"Mr. Morris has repeatedly threatened to sell the servers (including the data that he claims exists on the server) to a third party," states an affidavit from Elizabeth Kiss, chief compliance officer and privacy officer at the Canadian member firm of Ernst & Young, which was filed in July.
According to that affidavit, Morris approached a former Ernst & Young partner in June to tell him that a law firm, a data company and an M&A advisory firm were interested in acquiring the alleged Ernst & Young data, with bids for it supposedly reaching $1.2 million.
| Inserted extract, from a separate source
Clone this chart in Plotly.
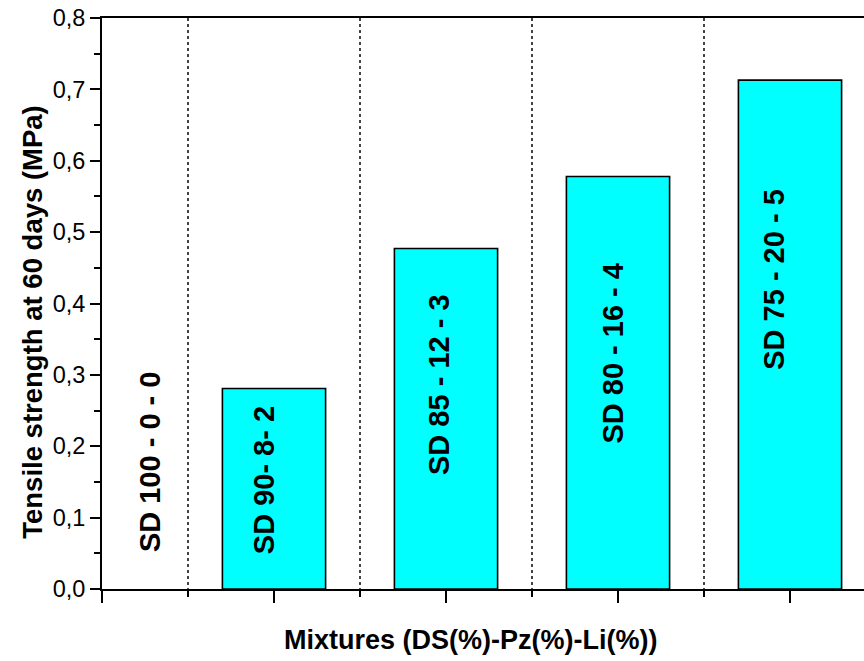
import plotly.graph_objects as go

# Data
categories = ["SD 100 - 0 - 0", "SD 90- 8- 2", "SD 85 - 12 - 3", "SD 80 - 16 - 4", "SD 75 - 20 - 5"]
tensile_strength = [0.0, 0.281, 0.477, 0.578, 0.713]
y_tick_vals = [0.0, 0.1, 0.2, 0.3, 0.4, 0.5, 0.6, 0.7, 0.8]

x_pos = list(range(1, len(categories) + 1))

# label placement (text annotations)
label_dx = [0.28, -0.06, -0.04, -0.03, -0.09]
label_y = [0.178, 0.152, 0.286, 0.331, 0.434]

FONT = "Liberation Sans, Arial, sans-serif"

fig = go.Figure()
fig.add_trace(go.Bar(
    x=x_pos, y=tensile_strength, width=0.6,
    marker=dict(color="#00FFFF",
                line=dict(color="black", width=[0 if v == 0 else 1.6 for v in tensile_strength])),
    showlegend=False, hoverinfo="skip",
))

for i, txt in enumerate(categories):
    fig.add_annotation(
        x=x_pos[i] + label_dx[i], y=label_y[i], xref="x", yref="y",
        text="<b>" + txt + "</b>", showarrow=False, textangle=-90,
        font=dict(family=FONT, size=29, color="black"),
    )

fig.add_annotation(
    x=0.483, y=-0.089, xref="paper", yref="paper",
    text="<b>Mixtures (DS(%)-Pz(%)-Li(%))</b>", showarrow=False,
    font=dict(family=FONT, size=27, color="black"),
    xanchor="center", yanchor="middle",
)
fig.add_annotation(
    x=-0.0906, y=0.468, xref="paper", yref="paper",
    text="<b>Tensile strength at 60 days (MPa)</b>", showarrow=False, textangle=-90,
    font=dict(family=FONT, size=27.5, color="black"),
    xanchor="center", yanchor="middle",
)

fig.update_layout(
    width=864, height=661,
    margin=dict(l=102, r=0, t=18, b=72, autoexpand=False),
    plot_bgcolor="white", paper_bgcolor="white",
    separators=",.",
    font=dict(family=FONT, color="black"),
)

fig.update_xaxes(
    range=[1, 1 + 762 / 172], tickvals=x_pos, ticktext=[""] * len(x_pos),
    ticks="outside", ticklen=12, tickwidth=2, tickcolor="black",
    showline=True, linecolor="black", linewidth=2, mirror=True,
    showgrid=False, zeroline=False, automargin=False,
    minor=dict(tickvals=[1.5, 2.5, 3.5, 4.5], ticks="outside", ticklen=6, tickwidth=2,
               tickcolor="black", showgrid=True, gridcolor="#444444", griddash="dot", gridwidth=1.5),
)
fig.update_yaxes(
    range=[0, 0.8], tickvals=y_tick_vals, tickformat=".1f",
    ticks="outside", ticklen=10, tickwidth=2, tickcolor="black",
    tickfont=dict(family=FONT, size=23.5, color="black"),
    showline=True, linecolor="black", linewidth=2,
    showgrid=False, zeroline=False, automargin=False,
    minor=dict(dtick=0.05, tick0=0.05, ticks="outside", ticklen=6, tickwidth=2, tickcolor="black", showgrid=False),
)

fig.write_html("out.html", config={"displayModeBar": False},
               post_script="document.body.style.margin='0';document.body.style.overflow='hidden';")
Morris says he's contacted some of the customers and "demonstrated to the customers what data I have." The court filings also indicate Morris has said he sold the second server he allegedly bought to a law firm, which would consider selling it, through him, to Ernst & Young for $320,000.
"Denying something doesn't change the facts," says Morris in e-mailed remarks. "I have the data and have provided proof and a full list of names." Morris is believed to have stored copies of the sensitive data on a number of devices he has.
At this point, an order from a Calgary court requires Morris to provide Ernst & Young's legal counsel with copies of the alleged data and the primary server's serial number by Sept. 15. By Sept. 30, he's supposed to give inspectors from Ernst & Young, such as computer forensics specialists, access to the servers and devices that Morris controls that might have any Ernst & Young data stored on it.
Today, Morris said in a phone call he does intend to comply with the order, and he expects the meeting with Ernst & Young to take place in a warehouse he has. Morris says he anticipates Ernst & Young to start going through the data he has and deleting any associated with Ernst & Young, which he says is quite a lot. His time is worth money, says Morris, and he claims Ernst & Young has agreed via an e-mail exchange to pay him $1,500 per day to cooperate with the data inspection. Morris says he does about $300,000 annually in used computer equipment sales.
For Ernst & Young, there's the gnawing possibility that Morris isn't bluffing.
"They say if the data exists on the server, then it was by mistake," says Morris, who contends what he has includes a lot of sensitive financial information on businesses that all adds up to a significant data breach. Whether that's true or not could become clear in a matter of weeks.